Flight Attendant Pet Peeve #6 – The run around


My job as a flight attendant is to be there in case of an emergency. Until then, I’ll do whatever I can to make sure your flight runs as smoothly as possible. That’s why I’m there. That’s my job. And while I enjoy my job tremendously, there are a few things that annoy me.

Scott Carmichael touched on one of those things in his recent post, 10 passengers we love to hate: Day 8 – passengers who misuse the flight attendant call button. Whenever someone abuses the call light, I often times wonder if I’m unknowingly on an episode of Punk’d. Now don’t get me wrong, I don’t mind when passengers use their call lights, it’s there for a reason, but there is a limit as to how many times you should use it. Fifteen times on a three hour flight is a bit much, don’t ya think?

Another thing I find a bit much is when passengers can’t seem to get it together, passengers who have a tendency to run me ragged, passengers who treat me like their personal slave assistant. Here’s an example of what not to do on a flight…

We’ve just finished the service and that’s when I hear it – DING! Immediately I look up at the flight attendant panel and see that a passenger on the right hand side of the aircraft is calling. I step into the aisle, scan the cabin, and when I locate the light, I begin walking toward the single orange glow.

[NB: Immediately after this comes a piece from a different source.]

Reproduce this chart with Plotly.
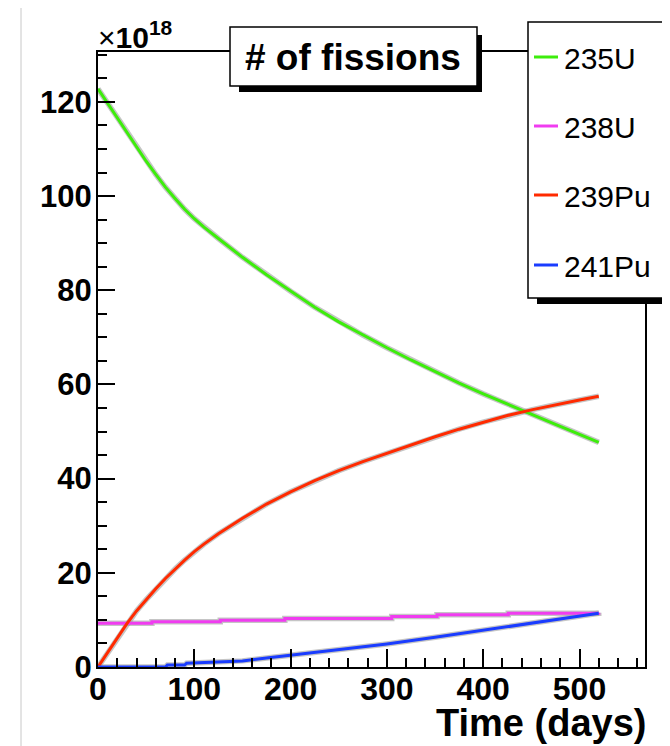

I reach up, push the button, and the light turns off. “Is there something I can get for you?”

“Diet Coke,” you say, and because you’re asking so soon after the service is over, I assume you were asleep when we came through the aisle with our carts.

“Sure, I’ll be right back.” To the rear of the aircraft and into the galley I go. I grab a plastic cup, a can of soda, and a napkin. Then I head back to your seat, placing it all on the tray table in front of you.




  1. I am happy to tell you that the only time I’ve ever used the call button in my &% years of flying is when the flight attendants wanted us to push it if we had exact change that we could exchange for bigger bills since they were running out.

    • I hope I didn’t scare people away from using the call light, because that was not my intention…just talking about those who use it TOO much. 🙂 I know you, Amy, are a great passenger – frequent fliers almost always are

  2. I swear I was sitting next to that guy (or one just like him). Makes me want to just “acidentally” elbow him in the face as I try to go to the lavatory and get my laviators pic.

    • OMG – you are too funny! Who ARE you? I’ve gotta know. And when will I get the lav shot? Looking forward to it.

      • I was going to take my shot last week on my trip from Phoenix to Manchester but just crashed after wheel up woke up when they announced to put the tray tables up. Soon though.

        I try to just settle in, relax, listen to jazz and veg for the long flights but I always seems to end up next to an annoying guy like that.